Aunt Connie, who eventually became my godmother, told me about life in the sorority house when I visited her in 2014.
“There was a house mother, and the rules of the house were strict,” she said. “There was a curfew, and any young man taking one of the girls out had to wait for her on the main floor or the porch.”
I chuckled envisioning my dad pacing about waiting for my mom to descend the stairs.
Strength in sisterhood
The Agos ate meals together, too (as shown above) and shared “dorm” rooms in the house as they applied themselves to all manner of musical study — often collaborating in the college’s Blackfriars theater group, the chorus, or the orchestra.
They also held parties and dances and pitched in to create on a snow sculpture for the annual Ice Carnival.

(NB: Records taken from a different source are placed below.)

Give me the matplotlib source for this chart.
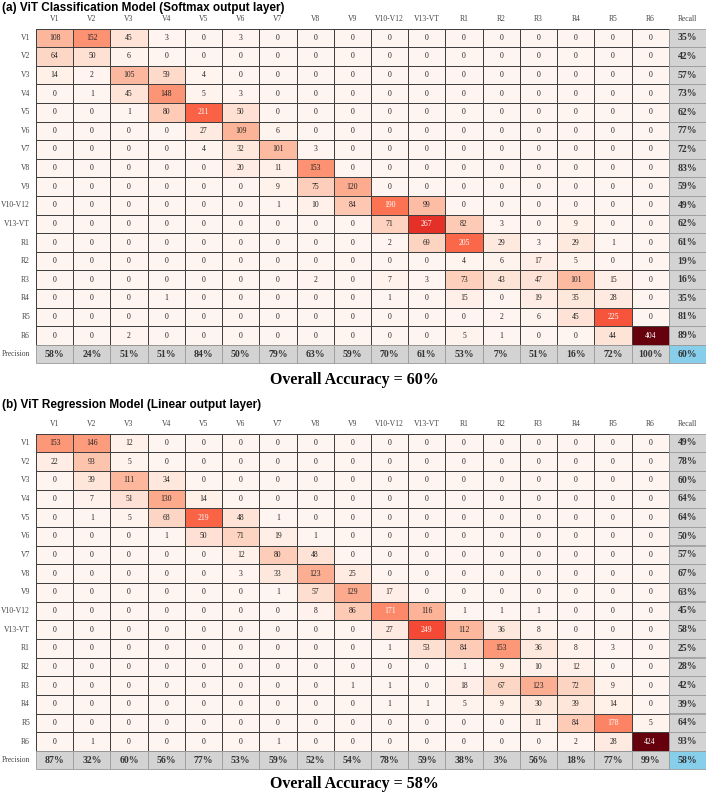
import numpy as np
import matplotlib.pyplot as plt
from matplotlib.patches import Rectangle

labels = ["V1", "V2", "V3", "V4", "V5", "V6", "V7", "V8", "V9",
          "V10-V12", "V13-VT", "R1", "R2", "R3", "R4", "R5", "R6"]

# (a) classification model, rows = true, cols = predicted
conf_a = [
    [108, 152, 45, 3, 0, 3, 0, 0, 0, 0, 0, 0, 0, 0, 0, 0, 0],
    [64, 50, 6, 0, 0, 0, 0, 0, 0, 0, 0, 0, 0, 0, 0, 0, 0],
    [14, 2, 105, 59, 4, 0, 0, 0, 0, 0, 0, 0, 0, 0, 0, 0, 0],
    [0, 1, 45, 148, 5, 3, 0, 0, 0, 0, 0, 0, 0, 0, 0, 0, 0],
    [0, 0, 1, 80, 211, 50, 0, 0, 0, 0, 0, 0, 0, 0, 0, 0, 0],
    [0, 0, 0, 0, 27, 109, 6, 0, 0, 0, 0, 0, 0, 0, 0, 0, 0],
    [0, 0, 0, 0, 4, 32, 101, 3, 0, 0, 0, 0, 0, 0, 0, 0, 0],
    [0, 0, 0, 0, 0, 20, 11, 153, 0, 0, 0, 0, 0, 0, 0, 0, 0],
    [0, 0, 0, 0, 0, 0, 9, 75, 120, 0, 0, 0, 0, 0, 0, 0, 0],
    [0, 0, 0, 0, 0, 0, 1, 10, 84, 190, 99, 0, 0, 0, 0, 0, 0],
    [0, 0, 0, 0, 0, 0, 0, 0, 0, 71, 267, 82, 3, 0, 9, 0, 0],
    [0, 0, 0, 0, 0, 0, 0, 0, 0, 2, 69, 205, 29, 3, 29, 1, 0],
    [0, 0, 0, 0, 0, 0, 0, 0, 0, 0, 0, 4, 6, 17, 5, 0, 0],
    [0, 0, 0, 0, 0, 0, 0, 2, 0, 7, 3, 73, 43, 47, 101, 15, 0],
    [0, 0, 0, 1, 0, 0, 0, 0, 0, 1, 0, 15, 0, 19, 35, 28, 0],
    [0, 0, 0, 0, 0, 0, 0, 0, 0, 0, 0, 0, 2, 6, 45, 225, 0],
    [0, 0, 2, 0, 0, 0, 0, 0, 0, 0, 0, 5, 1, 0, 0, 44, 404],
]
recall_a = [35, 42, 57, 73, 62, 77, 72, 83, 59, 49, 62, 61, 19, 16, 35, 81, 89]
precision_a = [58, 24, 51, 51, 84, 50, 79, 63, 59, 70, 61, 53, 7, 51, 16, 72, 100]
overall_a = 60

# (b) regression model
conf_b = [
    [153, 146, 12, 0, 0, 0, 0, 0, 0, 0, 0, 0, 0, 0, 0, 0, 0],
    [22, 93, 5, 0, 0, 0, 0, 0, 0, 0, 0, 0, 0, 0, 0, 0, 0],
    [0, 39, 111, 34, 0, 0, 0, 0, 0, 0, 0, 0, 0, 0, 0, 0, 0],
    [0, 7, 51, 130, 14, 0, 0, 0, 0, 0, 0, 0, 0, 0, 0, 0, 0],
    [0, 1, 5, 68, 219, 48, 1, 0, 0, 0, 0, 0, 0, 0, 0, 0, 0],
    [0, 0, 0, 1, 50, 71, 19, 1, 0, 0, 0, 0, 0, 0, 0, 0, 0],
    [0, 0, 0, 0, 0, 12, 80, 48, 0, 0, 0, 0, 0, 0, 0, 0, 0],
    [0, 0, 0, 0, 0, 3, 33, 123, 25, 0, 0, 0, 0, 0, 0, 0, 0],
    [0, 0, 0, 0, 0, 0, 1, 57, 129, 17, 0, 0, 0, 0, 0, 0, 0],
    [0, 0, 0, 0, 0, 0, 0, 8, 86, 171, 116, 1, 1, 1, 0, 0, 0],
    [0, 0, 0, 0, 0, 0, 0, 0, 0, 27, 249, 112, 36, 8, 0, 0, 0],
    [0, 0, 0, 0, 0, 0, 0, 0, 0, 1, 53, 84, 153, 36, 8, 3, 0],
    [0, 0, 0, 0, 0, 0, 0, 0, 0, 0, 0, 1, 9, 10, 12, 0, 0],
    [0, 0, 0, 0, 0, 0, 0, 0, 1, 1, 0, 18, 67, 123, 72, 9, 0],
    [0, 0, 0, 0, 0, 0, 0, 0, 0, 1, 1, 5, 9, 30, 39, 14, 0],
    [0, 0, 0, 0, 0, 0, 0, 0, 0, 0, 0, 0, 0, 11, 84, 178, 5],
    [0, 1, 0, 0, 0, 0, 1, 0, 0, 0, 0, 0, 0, 0, 2, 28, 424],
]
recall_b = [49, 78, 60, 64, 64, 50, 57, 67, 63, 45, 58, 25, 28, 42, 39, 64, 93]
precision_b = [87, 32, 60, 56, 77, 53, 59, 52, 54, 78, 59, 38, 3, 56, 18, 77, 99]
overall_b = 58

SERIF = ["Liberation Serif", "DejaVu Serif"]
SANS = ["Liberation Sans", "DejaVu Sans"]


def draw_matrix(fig, rect, conf, recall, precision, overall):
    ax = fig.add_axes(rect)
    cm = np.array(conf)
    n = len(labels)
    vmax = cm.max()
    ax.pcolormesh(np.arange(n + 1), np.arange(n + 1), cm, cmap="Reds",
                  vmin=0, vmax=vmax, edgecolors="#404040", linewidth=0.45)
    for i in range(n):
        for j in range(n):
            v = cm[i, j]
            col = "white" if v > 0.39 * vmax else "#222222"
            ax.text(j + 0.5, i + 0.5, str(v), ha="center", va="center",
                    fontsize=5.5, color=col, family=SERIF)

    # recall column / precision row
    for i, r in enumerate(recall):
        ax.add_patch(Rectangle((n, i), 1, 1, fc="#d3d3d3", ec="#9a9a9a", lw=0.6))
        ax.text(n + 0.5, i + 0.5, f"{r}%", ha="center", va="center",
                fontsize=7, fontweight="bold", color="#333333", family=SERIF)
    for j, p in enumerate(precision):
        ax.add_patch(Rectangle((j, n), 1, 1, fc="#d3d3d3", ec="#9a9a9a", lw=0.6))
        ax.text(j + 0.5, n + 0.5, f"{p}%", ha="center", va="center",
                fontsize=7, fontweight="bold", color="#333333", family=SERIF)
    ax.add_patch(Rectangle((n, n), 1, 1, fc="#87ceeb", ec="#9a9a9a", lw=0.6))
    ax.text(n + 0.5, n + 0.5, f"{overall}%", ha="center", va="center",
            fontsize=7, fontweight="bold", color="#333333", family=SERIF)

    for j, lab in enumerate(labels + ["Recall"]):
        ax.text(j + 0.5, -0.5, lab, ha="center", va="center", fontsize=5.5,
                color="#444444", family=SERIF, clip_on=False)
    for i, lab in enumerate(labels + ["Precision"]):
        ax.text(-0.16, i + 0.5, lab, ha="right", va="center", fontsize=5.5,
                color="#444444", family=SERIF, clip_on=False)

    ax.set_xlim(0, n + 1)
    ax.set_ylim(n + 1, 0)
    ax.axis("off")
    return ax


W, H = 708, 795
fig = plt.figure(figsize=(W / 100, H / 100), dpi=100)

# grid placed in pixel coords
draw_matrix(fig, [36 / W, 1 - 363.5 / H, 670 / W, 335 / H],
            conf_a, recall_a, precision_a, overall_a)
draw_matrix(fig, [36 / W, 1 - 769.5 / H, 670 / W, 336 / H],
            conf_b, recall_b, precision_b, overall_b)

fig.text(2 / W, 1 - 8 / H, "(a) ViT Classification Model (Softmax output layer)",
         ha="left", va="center", fontsize=8.5, fontweight="bold", family=SANS)
fig.text(2 / W, 1 - 405 / H, "(b) ViT Regression Model (Linear output layer)",
         ha="left", va="center", fontsize=8.5, fontweight="bold", family=SANS)
fig.text(0.5, 1 - 380 / H, f"Overall Accuracy = {overall_a}%", ha="center",
         va="center", fontsize=11.5, fontweight="bold", family=SERIF)
fig.text(0.5, 1 - 784 / H, f"Overall Accuracy = {overall_b}%", ha="center",
         va="center", fontsize=11.5, fontweight="bold", family=SERIF)

fig.savefig("out.png", dpi=100)
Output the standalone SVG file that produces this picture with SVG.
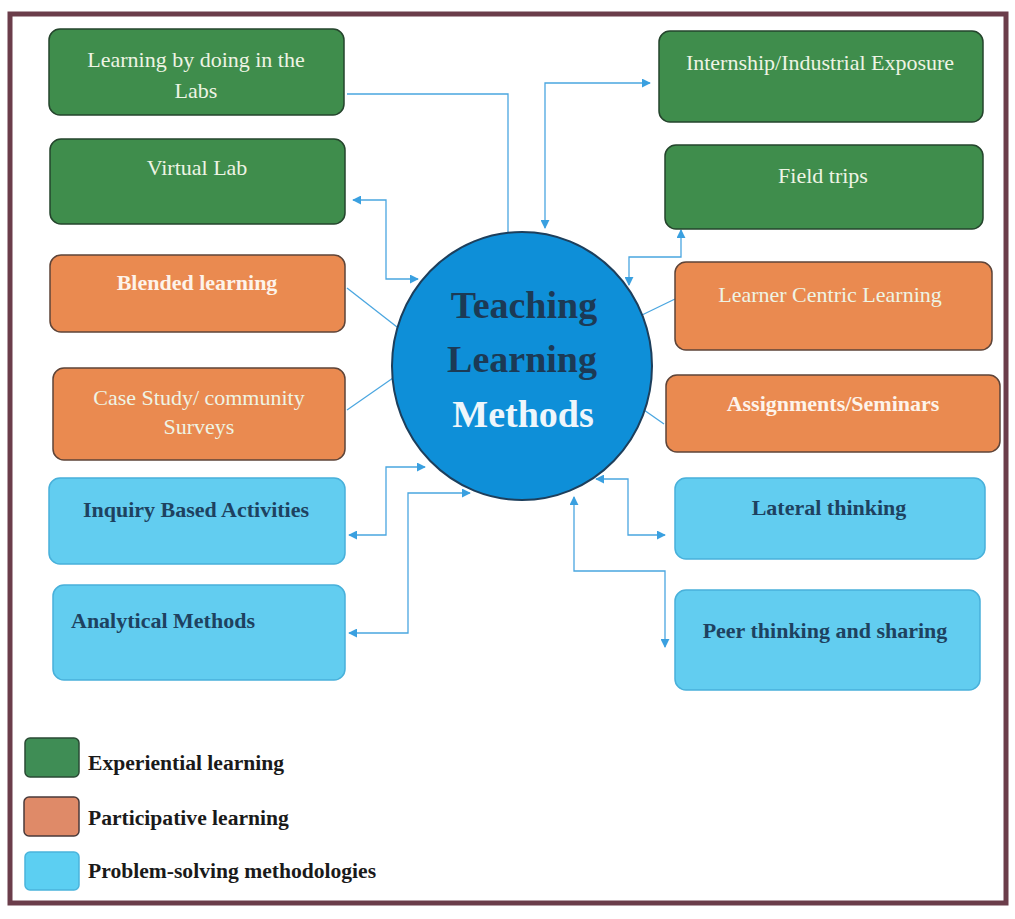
<svg xmlns="http://www.w3.org/2000/svg" width="1015" height="919" viewBox="0 0 1015 919">
<style>
.g{fill:#3f8d4c;stroke:#24442c;stroke-width:1.5}
.o{fill:#ea8a50;stroke:#5e4438;stroke-width:1.5}
.b{fill:#62cdf0;stroke:#48b0da;stroke-width:1.5}
.t{font-family:"Liberation Serif","Times New Roman",serif;font-size:22px;text-anchor:middle}
.s{text-anchor:start}
.w{fill:#eef4e4}
.wb{fill:#fdf3ea;font-weight:bold}
.d{fill:#1e4260;font-weight:bold}
.c{fill:none;stroke:#4aa6e0;stroke-width:1.3}
.lg{font-family:"Liberation Serif","Times New Roman",serif;font-size:21.6px;font-weight:bold;fill:#1a1a1a}
</style>
<defs>
<marker id="ah" viewBox="0 0 10 10" refX="9" refY="5" markerWidth="9" markerHeight="9" markerUnits="userSpaceOnUse" orient="auto-start-reverse">
<path d="M0,0 L10,5 L0,10 z" fill="#3aa0e0"/>
</marker>
</defs>
<rect x="0" y="0" width="1015" height="919" fill="#ffffff"/>
<rect x="10" y="14" width="996" height="889" fill="#ffffff" stroke="#6b3d4a" stroke-width="5"/>

<g id="connectors">
<path class="c" d="M347,94 H508 V233"/>
<path class="c" d="M353,200 H386 V279 H418" marker-start="url(#ah)" marker-end="url(#ah)"/>
<path class="c" d="M545,228 V83 H650" marker-start="url(#ah)" marker-end="url(#ah)"/>
<path class="c" d="M681,230 V257 H629 V285" marker-start="url(#ah)" marker-end="url(#ah)"/>
<path class="c" d="M347,288 L397,327"/>
<path class="c" d="M347,410 L393,378"/>
<path class="c" d="M675,299 L642,315"/>
<path class="c" d="M664,424 L644,410"/>
<path class="c" d="M349,535 H386 V467 H425" marker-start="url(#ah)" marker-end="url(#ah)"/>
<path class="c" d="M349,633 H408 V493 H470" marker-start="url(#ah)" marker-end="url(#ah)"/>
<path class="c" d="M596,479 H628 V535 H665" marker-start="url(#ah)" marker-end="url(#ah)"/>
<path class="c" d="M574,497 V571 H665 V647" marker-start="url(#ah)" marker-end="url(#ah)"/>
</g>

<g id="center">
<ellipse cx="522" cy="366" rx="130" ry="134" fill="#0e8fd8" stroke="#1d3f5c" stroke-width="2"/>
<text x="524" y="318" font-family="Liberation Serif,serif" font-size="38" font-weight="bold" text-anchor="middle" fill="#1c3a55">Teaching</text>
<text x="522" y="372" font-family="Liberation Serif,serif" font-size="38" font-weight="bold" text-anchor="middle" fill="#1c3a55">Learning</text>
<text x="523" y="427" font-family="Liberation Serif,serif" font-size="38" font-weight="bold" text-anchor="middle" fill="#eef6fb">Methods</text>
</g>

<g id="labs"><rect class="g" x="49" y="29" width="295" height="86" rx="11"/>
<text class="t w" x="196" y="67">Learning by doing in the</text><text class="t w" x="196" y="98">Labs</text></g>
<g id="virtual-lab"><rect class="g" x="50" y="139" width="295" height="85" rx="11"/>
<text class="t w" x="197" y="175">Virtual Lab</text></g>
<g id="blended"><rect class="o" x="50" y="255" width="295" height="77" rx="11"/>
<text class="t wb" x="197" y="290">Blended learning</text></g>
<g id="case-study"><rect class="o" x="53" y="368" width="292" height="92" rx="11"/>
<text class="t w" x="199" y="405">Case Study/ community</text><text class="t w" x="199" y="434">Surveys</text></g>
<g id="inquiry"><rect class="b" x="49" y="478" width="296" height="86" rx="11"/>
<text class="t d" x="196" y="517">Inquiry Based Activities</text></g>
<g id="analytical"><rect class="b" x="53" y="585" width="292" height="95" rx="11"/>
<text class="t d s" x="71" y="628">Analytical Methods</text></g>

<g id="internship"><rect class="g" x="659" y="31" width="324" height="91" rx="11"/>
<text class="t w" x="820" y="70">Internship/Industrial Exposure</text></g>
<g id="field-trips"><rect class="g" x="665" y="145" width="318" height="84" rx="11"/>
<text class="t w" x="823" y="183">Field trips</text></g>
<g id="learner-centric"><rect class="o" x="675" y="262" width="317" height="88" rx="11"/>
<text class="t w" x="830" y="302">Learner Centric Learning</text></g>
<g id="assignments"><rect class="o" x="666" y="375" width="334" height="77" rx="11"/>
<text class="t wb" x="833" y="411">Assignments/Seminars</text></g>
<g id="lateral"><rect class="b" x="675" y="478" width="310" height="81" rx="11"/>
<text class="t d" x="829" y="515">Lateral thinking</text></g>
<g id="peer"><rect class="b" x="675" y="590" width="305" height="100" rx="11"/>
<text class="t d" x="825" y="638">Peer thinking and sharing</text></g>

<g id="legend">
<rect x="25" y="738" width="54" height="39" rx="5" fill="#3f8d55" stroke="#2a4a34" stroke-width="1.5"/>
<text class="lg" x="88" y="770">Experiential learning</text>
<rect x="24" y="797" width="55" height="39" rx="5" fill="#df8a68" stroke="#4a3a3a" stroke-width="1.5"/>
<text class="lg" x="88" y="825">Participative learning</text>
<rect x="25" y="852" width="54" height="38" rx="5" fill="#5ccff2" stroke="#4ab4dc" stroke-width="1.5"/>
<text class="lg" x="88" y="878">Problem-solving methodologies</text>
</g>
</svg>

And in 1947 — the year Mom, GL, and Connie graduated — the Agos were finally able to buy their sorority house!
Upon graduation, Mom and her friends entered a challenging work world. Jobs were expected to go to young men returning from war, while young women were urged back into homemaking.
Yet they each found ways to use their advanced musical training to help others flourish — from teaching, performing, and leading performances to patronizing music and the arts.
The sisterhood they formed as Agonians during college surely helped them along that path.
Up next, Q is for Question is Popped: My parents get engaged. Please stop back!
© 2024 Molly Charboneau. All rights reserved.
My mom was in a sorority at Vermont Junior College and made lifelong friends, like yours did. What a wonderful photo to find and to be able to identify so many of them.
Thanks, Jenny. Glad to hear your mom made sorority friends, too. It was so much a part of college life back then.
Friends for life–a special bond formed among these Agos! TY for sharing these photos and insight into your Mom’s life.
It was a time for career-oriented young women to stick together, forming a bond of friendship that indeed lasted a lifetime.
What a fun story! It’s wonderful that you have a photo of her time with her “Sisters”, what a treasure! Since you credited the sorority pin, does that mean that your mom lost it?
Yes, I was so happy to find this photo of my mom’s sorority group — they all look so happy and forward-looking. I think one of my sisters inherited the pin, so during the hectic A to Z blogging, it was easiest to include a photo from the Internet.
Your parents lives seem like they would make a good movie.
They might, as a cross-section of life in that historic period.